Extract the text of each entry below exactly, leaving every image behind.

** BEGIN Record list **

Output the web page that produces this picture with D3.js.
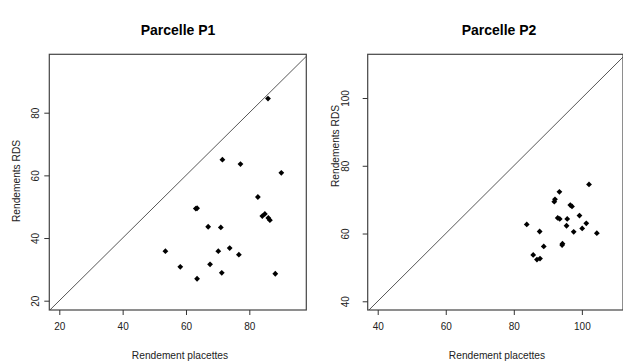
<!DOCTYPE html>
<html>
<head>
<meta charset="utf-8">
<script src="https://cdn.jsdelivr.net/npm/d3@7/dist/d3.min.js"></script>
<style>
  html, body { margin: 0; padding: 0; background: #fff; }
  svg { display: block; }
  text { font-family: "Liberation Sans", Arial, sans-serif; }
</style>
</head>
<body>
<svg id="chart" width="623" height="363"></svg>
<script>
// ---- Data ----
const titles = ["Parcelle P1", "Parcelle P2"];
const xLabel = "Rendement placettes";
const yLabel = "Rendements RDS";

const p1x = [85.9, 71.5, 77.2, 90.1, 82.7, 63.1, 63.5, 84.1, 84.9, 86.0, 86.5, 67.0, 71.0, 53.5, 70.2, 73.8, 76.7, 58.2, 67.6, 63.5, 71.3, 88.2];
const p1y = [84.5, 65.0, 63.6, 60.8, 53.1, 49.4, 49.5, 47.0, 47.7, 46.4, 45.7, 43.6, 43.4, 35.8, 35.8, 36.8, 34.7, 30.8, 31.6, 27.0, 28.9, 28.6];

const p2x = [102.1, 93.4, 92.1, 91.9, 96.6, 97.1, 92.9, 93.5, 95.7, 99.3, 83.8, 95.5, 101.3, 100.1, 97.6, 104.4, 87.6, 94.3, 94.2, 88.8, 85.7, 86.8, 87.7];
const p2y = [74.5, 72.3, 70.1, 69.4, 68.4, 68.0, 64.6, 64.3, 64.3, 65.3, 62.7, 62.3, 63.0, 61.5, 60.5, 60.1, 60.6, 57.0, 56.6, 56.2, 53.7, 52.3, 52.6];

const p1Ticks = [20, 40, 60, 80];
const p2Ticks = [40, 60, 80, 100];

// ---- Layout ----
const panels = [
  { title: titles[0], xs: p1x, ys: p1y, ticks: p1Ticks,
    xDom: [16.84, 97.99], yDom: [17.03, 98.64],
    left: 49.3, right: 306.3, top: 54.3, bottom: 310,
    yTickX: 39.3, yLabX: 19.8, yLabY: 181, titleX: 178, xLabX: 180 },
  { title: titles[1], xs: p2x, ys: p2y, ticks: p2Ticks,
    xDom: [37.06, 112.09], yDom: [37.43, 112.9],
    left: 367.7, right: 623, top: 54.3, bottom: 310,
    yTickX: 349, yLabX: 339.3, yLabY: 146, titleX: 499, xLabX: 497 }
];

const svg = d3.select("#chart");
const FONT = "'Liberation Sans', Arial, sans-serif";

panels.forEach((p, i) => {
  const x = d3.scaleLinear().domain(p.xDom).range([p.left, p.right]);
  const y = d3.scaleLinear().domain(p.yDom).range([p.bottom, p.top]);
  const g = svg.append("g");

  const clipId = "clip" + i;
  svg.append("clipPath").attr("id", clipId)
    .append("rect").attr("x", p.left).attr("y", p.top)
    .attr("width", p.right - p.left).attr("height", p.bottom - p.top);

  // diagonal y = x
  const lo = Math.min(p.xDom[0], p.yDom[0]), hi = Math.max(p.xDom[1], p.yDom[1]);
  g.append("line")
    .attr("clip-path", `url(#${clipId})`)
    .attr("x1", x(lo)).attr("y1", y(lo))
    .attr("x2", x(hi)).attr("y2", y(hi))
    .attr("stroke", "#444").attr("stroke-width", 0.9);

  // box
  g.append("rect")
    .attr("x", p.left).attr("y", p.top)
    .attr("width", p.right - p.left).attr("height", p.bottom - p.top)
    .attr("fill", "none").attr("stroke", "#444").attr("stroke-width", 1.2);

  // x axis
  const xAxis = d3.axisBottom(x).tickValues(p.ticks).tickSize(5).tickFormat(d3.format("d"));
  const xa = g.append("g").attr("transform", `translate(0,${p.bottom})`).call(xAxis);
  xa.select(".domain").remove();
  xa.selectAll(".tick line").attr("stroke", "#333");
  xa.selectAll(".tick text").attr("font-size", 10).attr("fill", "#222")
    .attr("font-family", FONT).attr("y", 20.3).attr("dy", null);

  // y axis
  const yAxis = d3.axisLeft(y).tickValues(p.ticks).tickSize(5).tickFormat(d3.format("d"));
  const ya = g.append("g").attr("transform", `translate(${p.left},0)`).call(yAxis);
  ya.select(".domain").remove();
  ya.selectAll(".tick line").attr("stroke", "#333");
  ya.selectAll(".tick text")
    .attr("font-size", 10).attr("fill", "#222")
    .attr("font-family", FONT)
    .attr("x", null).attr("dy", null)
    .attr("text-anchor", "middle")
    .attr("transform", `translate(${p.yTickX - p.left},0) rotate(-90)`);

  // points (filled diamonds)
  const r = 2.9;
  g.selectAll("path.pt").data(p.xs.map((v, k) => [v, p.ys[k]]))
    .enter().append("path")
    .attr("class", "pt")
    .attr("d", d => {
      const cx = x(d[0]), cy = y(d[1]);
      return `M${cx},${cy - r}L${cx + r},${cy}L${cx},${cy + r}L${cx - r},${cy}Z`;
    })
    .attr("fill", "#000");

  // title
  svg.append("text").attr("x", p.titleX).attr("y", 35)
    .attr("text-anchor", "middle").attr("font-size", 14).attr("font-weight", "bold")
    .attr("fill", "#000").text(p.title);

  // x label
  svg.append("text").attr("x", p.xLabX).attr("y", 358.5)
    .attr("text-anchor", "middle").attr("font-size", 10.2).attr("fill", "#222")
    .text(xLabel);

  // y label
  svg.append("text")
    .attr("transform", `translate(${p.yLabX},${p.yLabY}) rotate(-90)`)
    .attr("text-anchor", "middle").attr("font-size", 10.2).attr("fill", "#222")
    .text(yLabel);
});
</script>
</body>
</html>
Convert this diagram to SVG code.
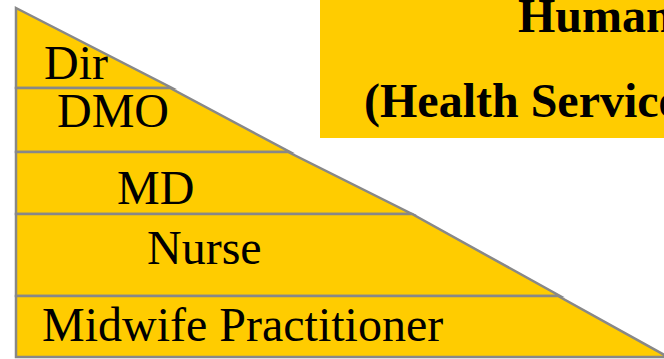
<svg xmlns="http://www.w3.org/2000/svg" width="664" height="359" viewBox="0 0 664 359">
<style>
.layer{fill:#FFCC00;stroke:#888888;stroke-width:2.5;stroke-linejoin:miter;stroke-miterlimit:10}
.lbl{font-family:"Liberation Serif","Times New Roman",serif;font-size:48px;fill:#000}
.title{font-family:"Liberation Serif","Times New Roman",serif;font-size:48px;font-weight:bold;fill:#000}
</style>
<rect width="664" height="359" fill="#FFFFFF"/>
<g id="title-box">
<rect x="320" y="0" width="344" height="138" fill="#FFCC00"/>
<text class="title" x="518" y="32">Human</text>
<text class="title" x="364" y="117">(Health Service</text>
</g>
<g id="dir">
<polygon class="layer" points="16,8 172,88 16,88"/>
<text class="lbl" x="44" y="79">Dir</text>
</g>
<g id="dmo">
<polygon class="layer" points="16,88 170,88 290,152 16,152"/>
<text class="lbl" x="57" y="127">DMO</text>
</g>
<g id="md">
<polygon class="layer" points="16,152 288,152 412,214 16,214"/>
<text class="lbl" x="117" y="204">MD</text>
</g>
<g id="nurse">
<polygon class="layer" points="16,214 412,214 560,296 16,296"/>
<text class="lbl" x="147" y="264">Nurse</text>
</g>
<g id="midwife">
<polygon class="layer" points="16,296 558,296 668,357 16,357"/>
<text class="lbl" x="42" y="341">Midwife Practitioner</text>
</g>
<g id="connectors"></g>
</svg>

** END Record list **

◆ The result ◆
Output the web page that produces this picture with D3.js.
<!DOCTYPE html>
<html>
<head>
<meta charset="utf-8">
<script src="https://cdn.jsdelivr.net/npm/d3@7/dist/d3.min.js"></script>
<style>
  html, body { margin: 0; padding: 0; background: #fff; }
  svg { display: block; }
  text { font-family: "Liberation Sans", Arial, sans-serif; }
</style>
</head>
<body>
<svg id="chart" width="623" height="363"></svg>
<script>
// ---- Data ----
const titles = ["Parcelle P1", "Parcelle P2"];
const xLabel = "Rendement placettes";
const yLabel = "Rendements RDS";

const p1x = [85.9, 71.5, 77.2, 90.1, 82.7, 63.1, 63.5, 84.1, 84.9, 86.0, 86.5, 67.0, 71.0, 53.5, 70.2, 73.8, 76.7, 58.2, 67.6, 63.5, 71.3, 88.2];
const p1y = [84.5, 65.0, 63.6, 60.8, 53.1, 49.4, 49.5, 47.0, 47.7, 46.4, 45.7, 43.6, 43.4, 35.8, 35.8, 36.8, 34.7, 30.8, 31.6, 27.0, 28.9, 28.6];

const p2x = [102.1, 93.4, 92.1, 91.9, 96.6, 97.1, 92.9, 93.5, 95.7, 99.3, 83.8, 95.5, 101.3, 100.1, 97.6, 104.4, 87.6, 94.3, 94.2, 88.8, 85.7, 86.8, 87.7];
const p2y = [74.5, 72.3, 70.1, 69.4, 68.4, 68.0, 64.6, 64.3, 64.3, 65.3, 62.7, 62.3, 63.0, 61.5, 60.5, 60.1, 60.6, 57.0, 56.6, 56.2, 53.7, 52.3, 52.6];

const p1Ticks = [20, 40, 60, 80];
const p2Ticks = [40, 60, 80, 100];

// ---- Layout ----
const panels = [
  { title: titles[0], xs: p1x, ys: p1y, ticks: p1Ticks,
    xDom: [16.84, 97.99], yDom: [17.03, 98.64],
    left: 49.3, right: 306.3, top: 54.3, bottom: 310,
    yTickX: 39.3, yLabX: 19.8, yLabY: 181, titleX: 178, xLabX: 180 },
  { title: titles[1], xs: p2x, ys: p2y, ticks: p2Ticks,
    xDom: [37.06, 112.09], yDom: [37.43, 112.9],
    left: 367.7, right: 623, top: 54.3, bottom: 310,
    yTickX: 349, yLabX: 339.3, yLabY: 146, titleX: 499, xLabX: 497 }
];

const svg = d3.select("#chart");
const FONT = "'Liberation Sans', Arial, sans-serif";

panels.forEach((p, i) => {
  const x = d3.scaleLinear().domain(p.xDom).range([p.left, p.right]);
  const y = d3.scaleLinear().domain(p.yDom).range([p.bottom, p.top]);
  const g = svg.append("g");

  const clipId = "clip" + i;
  svg.append("clipPath").attr("id", clipId)
    .append("rect").attr("x", p.left).attr("y", p.top)
    .attr("width", p.right - p.left).attr("height", p.bottom - p.top);

  // diagonal y = x
  const lo = Math.min(p.xDom[0], p.yDom[0]), hi = Math.max(p.xDom[1], p.yDom[1]);
  g.append("line")
    .attr("clip-path", `url(#${clipId})`)
    .attr("x1", x(lo)).attr("y1", y(lo))
    .attr("x2", x(hi)).attr("y2", y(hi))
    .attr("stroke", "#444").attr("stroke-width", 0.9);

  // box
  g.append("rect")
    .attr("x", p.left).attr("y", p.top)
    .attr("width", p.right - p.left).attr("height", p.bottom - p.top)
    .attr("fill", "none").attr("stroke", "#444").attr("stroke-width", 1.2);

  // x axis
  const xAxis = d3.axisBottom(x).tickValues(p.ticks).tickSize(5).tickFormat(d3.format("d"));
  const xa = g.append("g").attr("transform", `translate(0,${p.bottom})`).call(xAxis);
  xa.select(".domain").remove();
  xa.selectAll(".tick line").attr("stroke", "#333");
  xa.selectAll(".tick text").attr("font-size", 10).attr("fill", "#222")
    .attr("font-family", FONT).attr("y", 20.3).attr("dy", null);

  // y axis
  const yAxis = d3.axisLeft(y).tickValues(p.ticks).tickSize(5).tickFormat(d3.format("d"));
  const ya = g.append("g").attr("transform", `translate(${p.left},0)`).call(yAxis);
  ya.select(".domain").remove();
  ya.selectAll(".tick line").attr("stroke", "#333");
  ya.selectAll(".tick text")
    .attr("font-size", 10).attr("fill", "#222")
    .attr("font-family", FONT)
    .attr("x", null).attr("dy", null)
    .attr("text-anchor", "middle")
    .attr("transform", `translate(${p.yTickX - p.left},0) rotate(-90)`);

  // points (filled diamonds)
  const r = 2.9;
  g.selectAll("path.pt").data(p.xs.map((v, k) => [v, p.ys[k]]))
    .enter().append("path")
    .attr("class", "pt")
    .attr("d", d => {
      const cx = x(d[0]), cy = y(d[1]);
      return `M${cx},${cy - r}L${cx + r},${cy}L${cx},${cy + r}L${cx - r},${cy}Z`;
    })
    .attr("fill", "#000");

  // title
  svg.append("text").attr("x", p.titleX).attr("y", 35)
    .attr("text-anchor", "middle").attr("font-size", 14).attr("font-weight", "bold")
    .attr("fill", "#000").text(p.title);

  // x label
  svg.append("text").attr("x", p.xLabX).attr("y", 358.5)
    .attr("text-anchor", "middle").attr("font-size", 10.2).attr("fill", "#222")
    .text(xLabel);

  // y label
  svg.append("text")
    .attr("transform", `translate(${p.yLabX},${p.yLabY}) rotate(-90)`)
    .attr("text-anchor", "middle").attr("font-size", 10.2).attr("fill", "#222")
    .text(yLabel);
});
</script>
</body>
</html>
Convert this diagram to SVG code.
<svg xmlns="http://www.w3.org/2000/svg" width="664" height="359" viewBox="0 0 664 359">
<style>
.layer{fill:#FFCC00;stroke:#888888;stroke-width:2.5;stroke-linejoin:miter;stroke-miterlimit:10}
.lbl{font-family:"Liberation Serif","Times New Roman",serif;font-size:48px;fill:#000}
.title{font-family:"Liberation Serif","Times New Roman",serif;font-size:48px;font-weight:bold;fill:#000}
</style>
<rect width="664" height="359" fill="#FFFFFF"/>
<g id="title-box">
<rect x="320" y="0" width="344" height="138" fill="#FFCC00"/>
<text class="title" x="518" y="32">Human</text>
<text class="title" x="364" y="117">(Health Service</text>
</g>
<g id="dir">
<polygon class="layer" points="16,8 172,88 16,88"/>
<text class="lbl" x="44" y="79">Dir</text>
</g>
<g id="dmo">
<polygon class="layer" points="16,88 170,88 290,152 16,152"/>
<text class="lbl" x="57" y="127">DMO</text>
</g>
<g id="md">
<polygon class="layer" points="16,152 288,152 412,214 16,214"/>
<text class="lbl" x="117" y="204">MD</text>
</g>
<g id="nurse">
<polygon class="layer" points="16,214 412,214 560,296 16,296"/>
<text class="lbl" x="147" y="264">Nurse</text>
</g>
<g id="midwife">
<polygon class="layer" points="16,296 558,296 668,357 16,357"/>
<text class="lbl" x="42" y="341">Midwife Practitioner</text>
</g>
<g id="connectors"></g>
</svg>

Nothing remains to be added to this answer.